If you haven’t been satisfied with your health insurance plan, the Open Enrollment period gives you a chance to make changes that will best benefit your family. Even if you’re happy with your plan, there may still be room for improvement. Consider the following five factors before renewing your current policy or deciding upon a new one.
1) Are you comfortable with your deductible? A lower deductible means lower out-of-pocket costs, but a higher premium at the same time. Some families find that they would prefer one or the other, but it will depend upon your healthcare bills as well as your comfort with monthly premiums.

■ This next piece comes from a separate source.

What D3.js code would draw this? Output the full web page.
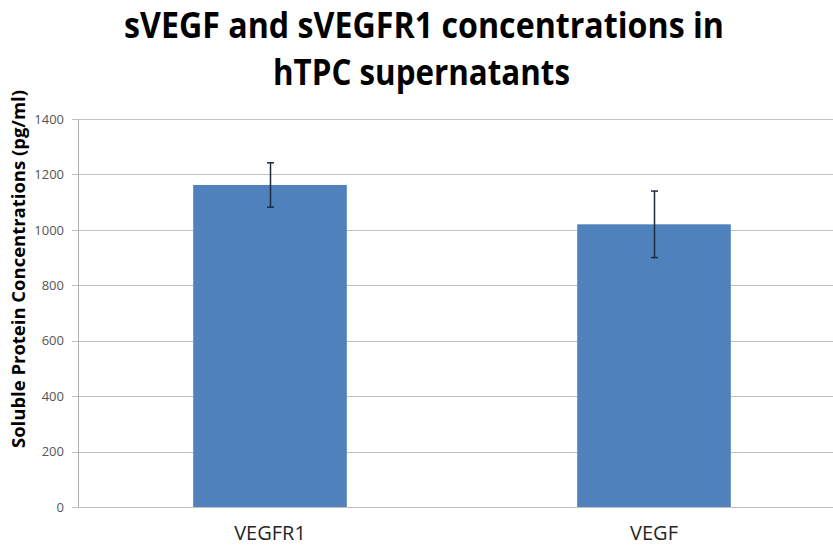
<!DOCTYPE html>
<html><head><meta charset="utf-8">
<script src="https://cdn.jsdelivr.net/npm/d3@7"></script>
<style>body{margin:0;background:#fff}svg{display:block}</style>
</head><body>
<svg id="chart" width="833" height="547"></svg>
<script>
const categories = ["VEGFR1", "VEGF"];
const values = [1162, 1020];
const errors = [80, 120];
const yTicks = [0, 200, 400, 600, 800, 1000, 1200, 1400];
const titleLines = ["sVEGF and sVEGFR1 concentrations in", "hTPC supernatants"];
const yLabel = "Soluble Protein Concentrations (pg/ml)";

const svg = d3.select("#chart");
const mLeft = 78, mRight = 846, mTop = 119, mBottom = 507;
const FONT = "'Open Sans', 'DejaVu Sans', sans-serif";
const x = d3.scaleBand().domain(categories).range([mLeft, mRight]).paddingInner(0.6).paddingOuter(0.3);
const y = d3.scaleLinear().domain([0, 1400]).range([mBottom, mTop]);

// gridlines
svg.append("g").selectAll("line").data(yTicks).join("line")
  .attr("x1", mLeft - 6).attr("x2", 833)
  .attr("y1", d => Math.round(y(d)) + 0.5).attr("y2", d => Math.round(y(d)) + 0.5)
  .attr("stroke", "#c0c0c0").attr("stroke-width", 1);
// y axis line
svg.append("line").attr("x1", mLeft + 0.5).attr("x2", mLeft + 0.5).attr("y1", mTop).attr("y2", mBottom)
  .attr("stroke", "#b0b0b0");

// tick labels
svg.append("g").selectAll("text").data(yTicks).join("text")
  .attr("x", mLeft - 14).attr("y", d => y(d) + 4.7)
  .attr("text-anchor", "end").attr("font-family", FONT)
  .attr("font-size", 13).attr("fill", "#555").text(d => d);

// bars
svg.append("g").selectAll("rect").data(categories).join("rect")
  .attr("x", d => x(d)).attr("width", x.bandwidth())
  .attr("y", (d, i) => y(values[i])).attr("height", (d, i) => y(0) - y(values[i]))
  .attr("fill", "#4f81bd");

// error bars
const eg = svg.append("g").attr("stroke", "#1c2a40").attr("stroke-width", 1.5);
categories.forEach((c, i) => {
  const cx = Math.round(x(c) + x.bandwidth() / 2) + 0.5;
  const yt = y(values[i] + errors[i]), yb = y(values[i] - errors[i]);
  eg.append("line").attr("x1", cx).attr("x2", cx).attr("y1", yt).attr("y2", yb);
  eg.append("line").attr("x1", cx - 3.5).attr("x2", cx + 3.5).attr("y1", yt).attr("y2", yt);
  eg.append("line").attr("x1", cx - 3.5).attr("x2", cx + 3.5).attr("y1", yb).attr("y2", yb);
});

// category labels
svg.append("g").selectAll("text").data(categories).join("text")
  .attr("x", d => x(d) + x.bandwidth() / 2).attr("y", 540)
  .attr("text-anchor", "middle").attr("font-family", FONT)
  .attr("font-size", 20).attr("fill", "#262626").text(d => d);

// title
const titleX = [424, 421.5], titleY = [38, 85], titleW = [600, 297];
svg.append("g").selectAll("text").data(titleLines).join("text")
  .attr("x", (d, i) => titleX[i]).attr("y", (d, i) => titleY[i])
  .attr("text-anchor", "middle").attr("font-family", FONT)
  .attr("font-weight", "bold").attr("font-size", 35).attr("fill", "#000")
  .attr("textLength", (d, i) => titleW[i]).attr("lengthAdjust", "spacingAndGlyphs")
  .text(d => d);

// y label
svg.append("text").attr("transform", "translate(25,269) rotate(-90)")
  .attr("text-anchor", "middle").attr("font-family", FONT)
  .attr("font-weight", "bold").attr("font-size", 17.5).attr("fill", "#000")
  .attr("textLength", 358).attr("lengthAdjust", "spacingAndGlyphs")
  .text(yLabel);
</script>
</body></html>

2) Do you anticipate higher medical bills next year? If you’re planning a pregnancy or surgical procedures look likely, you’ll want to be sure those services are covered and that you’re comfortable with your portion of the bill. Otherwise, you may need to switch to a plan with better coverage.
3) Is your favorite doctor in-network? Using out-of-network doctors will often increase your out-of-pocket expenses. Make sure your preferred doctor is covered by your insurance company’s network.
4) Do you need dental or vision coverage? It’s often not very expensive to add dental and other age-related vision problems will be covered.
5) Are your prescriptions covered? If your out-of-pocket expenses for prescriptions are too high, talk to your doctor about alternatives that are better covered by your insurance plan. Alternatively, you may consider switching to a health insurance policy that offers better coverage for the medications you need.